I'm looking forward to a time when throwing our children under the bus finally goes out of vogue. When the steady stream of articles in widely circulated national magazines de-permeate themselves of thinly veiled contempt? Parenthood is a state of being - and if we must infuse the private sphere with the rhetoric of the public, let's use the words "long-term investment" and "research and development" to describe what we're doing. Maybe that would sound more palatable, and maybe that would feed our well-conditioned needs for significance and recognition. Or maybe we should just drop the deadening corporate ethos of the working world entirely. I'm here to suggest we'd be better off if we did.
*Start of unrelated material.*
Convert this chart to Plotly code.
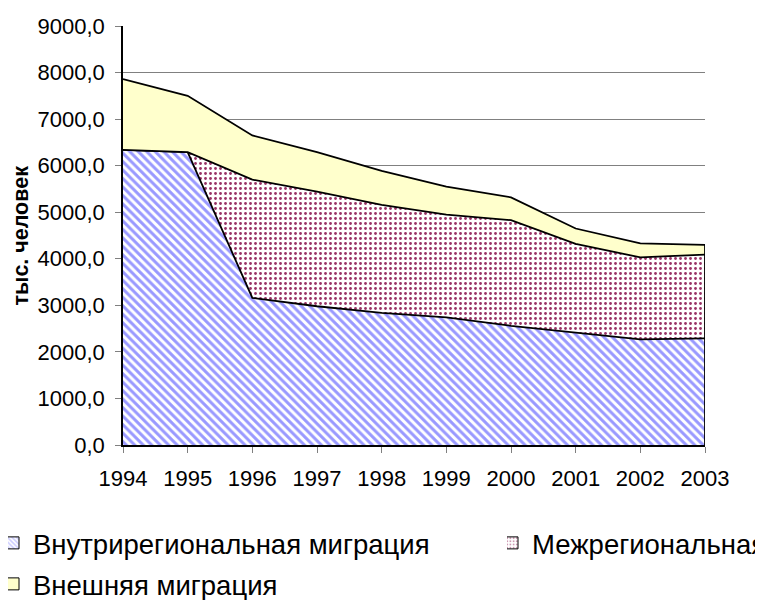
import plotly.graph_objects as go

years = [1994, 1995, 1996, 1997, 1998, 1999, 2000, 2001, 2002, 2003]
intra = [6340, 6290, 3160, 2980, 2840, 2740, 2560, 2420, 2270, 2290]
inter = [0, 0, 2540, 2460, 2320, 2210, 2270, 1900, 1760, 1800]
external = [1520, 1210, 950, 850, 730, 600, 490, 330, 300, 210]

names = ["Внутрирегиональная миграция", "Межрегиональная", "Внешняя миграция"]
y_ticks = [0, 1000, 2000, 3000, 4000, 5000, 6000, 7000, 8000, 9000]
y_title = "тыс. человек"

FONT = "Arial, Liberation Sans, sans-serif"

fig = go.Figure()

line = dict(color="black", width=1.8)
fig.add_trace(go.Scatter(
    x=years, y=intra, stackgroup="one", mode="lines", line=line,
    fillcolor="#9999FF",
    fillpattern=dict(shape="\\", fgcolor="#9999FF", bgcolor="white",
                     size=6, solidity=0.5, fillmode="replace"),
    showlegend=False, name=names[0]))
fig.add_trace(go.Scatter(
    x=years, y=inter, stackgroup="one", mode="lines", line=line,
    fillcolor="#993366",
    fillpattern=dict(shape=".", fgcolor="#993366", bgcolor="white",
                     size=5, solidity=0.25, fillmode="replace"),
    showlegend=False, name=names[1]))
fig.add_trace(go.Scatter(
    x=years, y=external, stackgroup="one", mode="lines", line=line,
    fillcolor="#FFFFCC", showlegend=False, name=names[2]))

# right-hand closing edge of the stacked area
total_last = intra[-1] + inter[-1] + external[-1]
fig.add_trace(go.Scatter(x=[years[-1], years[-1]], y=[0, total_last],
                         mode="lines", line=line, showlegend=False,
                         hoverinfo="skip"))

# legend proxies
fig.add_trace(go.Bar(x=[None], y=[None], name=names[0], legend="legend",
                     marker=dict(color="white", line=dict(color="black", width=1),
                                 pattern=dict(shape="\\", fgcolor="#9999FF",
                                              bgcolor="white", size=4, solidity=0.5))))
fig.add_trace(go.Bar(x=[None], y=[None], name=names[1], legend="legend2",
                     marker=dict(color="white", line=dict(color="black", width=1),
                                 pattern=dict(shape=".", fgcolor="#993366",
                                              bgcolor="white", size=4, solidity=0.3))))
fig.add_trace(go.Bar(x=[None], y=[None], name=names[2], legend="legend3",
                     marker=dict(color="#FFFFCC", line=dict(color="black", width=1))))

W, H = 755, 592  # page body has an 8px margin
ML, MR, MT, MB = 115, 58, 18, 155


def cx(px):
    return (px - 8) / W


def cy(py):
    return 1 - (py - 8) / H


leg_common = dict(orientation="h", xref="container", yref="container",
                  xanchor="left", yanchor="middle", font=dict(size=27.5),
                  itemwidth=30, indentation=-15, bgcolor="rgba(0,0,0,0)")

fig.add_annotation(text="<b>" + y_title + "</b>", textangle=-90,
                   xref="paper", yref="paper",
                   x=(20 - 8 - ML) / (W - ML - MR), y=0.5,
                   xanchor="center", yanchor="middle", showarrow=False,
                   font=dict(size=21.5))

fig.update_layout(
    width=W, height=H,
    margin=dict(l=ML, r=MR, t=MT, b=MB),
    paper_bgcolor="white", plot_bgcolor="white",
    font=dict(family=FONT, size=22, color="black"),
    separators=", ",
    legend=dict(x=0, y=cy(543), **leg_common),
    legend2=dict(x=cx(507), y=cy(543), **leg_common),
    legend3=dict(x=0, y=cy(584), **leg_common),
    xaxis=dict(range=[years[0], years[-1]], tickmode="array", tickvals=years,
               ticktext=[str(y) for y in years], showgrid=False,
               showline=True, linecolor="black", linewidth=1.5,
               ticks="outside", ticklen=6, tickcolor="#808080",
               ticklabelstandoff=7, zeroline=False, automargin=False),
    yaxis=dict(range=[0, 9000], tickmode="array", tickvals=y_ticks,
               tickformat=".1f", showgrid=True, gridcolor="#808080", gridwidth=1,
               showline=True, linecolor="black", linewidth=1.5,
               ticks="outside", ticklen=6, tickcolor="#808080",
               ticklabelstandoff=6, zeroline=False, automargin=False),
)

fig.write_html("out.html")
Ms Roiphe, don't lie to people.
By: domini | Thu, 09/03/2009 - 22:40
I read the article, and I don't appreciate people trying to gaslight me. Ms. Roiphe has just lost any credibility she might have had with me.
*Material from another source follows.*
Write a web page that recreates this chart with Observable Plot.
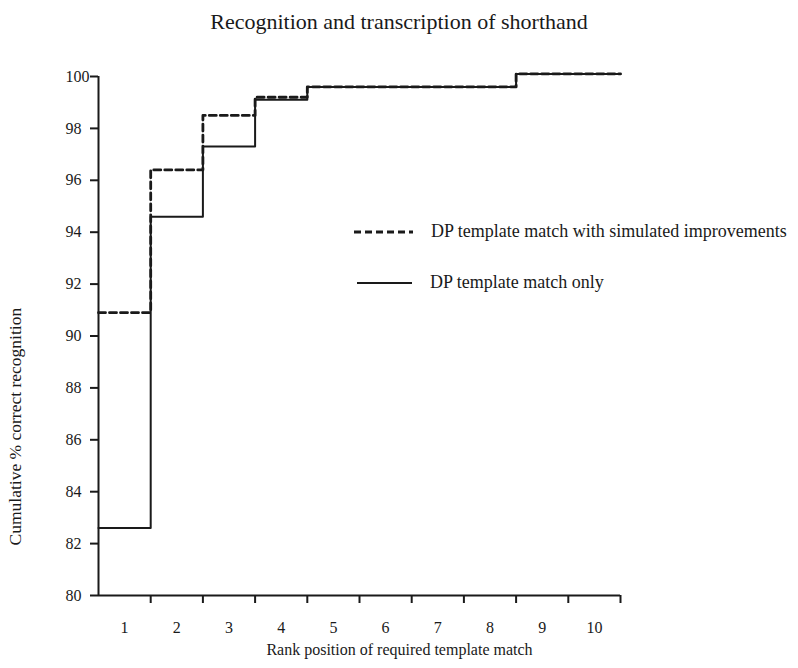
<!DOCTYPE html>
<html>
<head>
<meta charset="utf-8">
<script src="https://cdn.jsdelivr.net/npm/d3@7"></script>
<script src="https://cdn.jsdelivr.net/npm/@observablehq/plot@0.6"></script>
<style>
  html, body { margin: 0; padding: 0; background: #fff; }
  #wrap { position: relative; width: 798px; height: 668px; font-family: "Liberation Serif", "DejaVu Serif", serif; color: #1a1a1a; }
  #title { height: 45px; line-height: 44px; text-align: center; font-size: 22px; }
  .legend { position: absolute; font-size: 18px; display: flex; align-items: center; white-space: nowrap; }
  .legend svg { margin-right: 18px; }
</style>
</head>
<body>
<div id="wrap">
  <div id="title">Recognition and transcription of shorthand</div>
  <div id="chart"></div>
  <div class="legend" id="leg1" style="left:354px; top:221px;"></div>
  <div class="legend" id="leg2" style="left:357px; top:272px;"></div>
</div>
<script>
const ranks = [1, 2, 3, 4, 5, 6, 7, 8, 9, 10];
const dpOnly = [82.6, 94.6, 97.3, 99.1, 99.6, 99.6, 99.6, 99.6, 100.1, 100.1];
const dpImproved = [90.9, 96.4, 98.5, 99.2, 99.6, 99.6, 99.6, 99.6, 100.1, 100.1];
const yTicks = [80, 82, 84, 86, 88, 90, 92, 94, 96, 98, 100];
const seriesNames = ["DP template match with simulated improvements", "DP template match only"];
const xLabel = "Rank position of required template match";
const yLabel = "Cumulative % correct recognition";

function steps(values) {
  const pts = ranks.map((r, i) => ({x: r - 0.5, y: values[i]}));
  pts.push({x: ranks[ranks.length - 1] + 0.5, y: values[values.length - 1]});
  return pts;
}
const boundaries = ranks.map(r => r + 0.5);
const ink = "#1a1a1a";

const chart = Plot.plot({
  width: 798,
  height: 623,
  marginLeft: 98,
  marginRight: 178,
  marginTop: 31,
  marginBottom: 73,
  style: {fontFamily: '"Liberation Serif", serif', fontSize: "16px", color: ink, background: "#fff"},
  x: {type: "linear", domain: [0.5, 10.5]},
  y: {type: "linear", domain: [80, 100]},
  marks: [
    Plot.ruleX([0.5], {y1: 80, y2: 100, stroke: ink, strokeWidth: 2}),
    Plot.ruleY([80], {x1: 0.5, x2: 10.5, stroke: ink, strokeWidth: 2}),
    Plot.axisY({ticks: yTicks, tickSize: 8, tickFormat: () => "", label: null, stroke: ink, strokeWidth: 2}),
    Plot.axisY({ticks: yTicks, tickSize: 0, tickPadding: 33, textAnchor: "start", label: null, fill: ink, fontSize: 16}),
    Plot.axisX({ticks: boundaries, tickSize: 8, tickFormat: () => "", label: null, stroke: ink, strokeWidth: 2}),
    Plot.axisX({ticks: ranks, tickSize: 0, tickPadding: 26, label: null, fill: ink, fontSize: 16}),
    Plot.line(steps(dpOnly), {x: "x", y: "y", curve: "step-after", stroke: ink, strokeWidth: 2}),
    Plot.line(steps(dpImproved), {x: "x", y: "y", curve: "step-after", stroke: ink, strokeWidth: 2.8, strokeDasharray: "7,4"}),
    Plot.text([xLabel], {frameAnchor: "bottom", dx: 40, dy: 59, fill: ink, fontSize: 16}),
    Plot.text([yLabel], {frameAnchor: "bottom-left", rotate: -90, textAnchor: "start", dx: -78, dy: -50, fill: ink, fontSize: 17.5})
  ]
});
document.getElementById("chart").appendChild(chart);

function legendItem(id, name, dash, sw, w) {
  const el = document.getElementById(id);
  const ns = "http://www.w3.org/2000/svg";
  const s = document.createElementNS(ns, "svg");
  s.setAttribute("width", w); s.setAttribute("height", 10);
  const l = document.createElementNS(ns, "line");
  l.setAttribute("x1", 0); l.setAttribute("x2", w); l.setAttribute("y1", 5); l.setAttribute("y2", 5);
  l.setAttribute("stroke", ink); l.setAttribute("stroke-width", sw);
  if (dash) l.setAttribute("stroke-dasharray", dash);
  s.appendChild(l);
  el.appendChild(s);
  const t = document.createElement("span");
  t.textContent = name;
  el.appendChild(t);
}
legendItem("leg1", seriesNames[0], "7,4", 2.8, 59);
legendItem("leg2", seriesNames[1], null, 2, 55);
</script>
</body>
</html>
Roiphe explicitly asked in the article if any woman would trade having a baby for having written The House of Mirth. She goes on to make it very clear in her article that she saw having the baby as the most important thing on earth. She also took at least one overt potshot at feminism. She also complained about having to leave the baby to go to a book signing. That sound was thousands of women rolling their eyes at her. Most women who go back to work don't have a choice about it, and would love Roiphe's priviledged work-life balance.
A number of her students are well-placed and adoring (the Salon discussion was proof of this). For some of us out there, the question became "Why is this piece any different from what I can find at Parenting.com?" It isn't. It really was not worth the furor it caused. It said nothing new, interesting, or important.
Talk about how to balance a career and parenting. Talk about having a baby AND writing that Pulitzer prize winning novel while not neglecting your kids. Those would be interesting and new. Baby love is old, and Roiphe article wasn't a particularly interesting slant on it.
I read it because of the controversy. Now I want my five minutes back.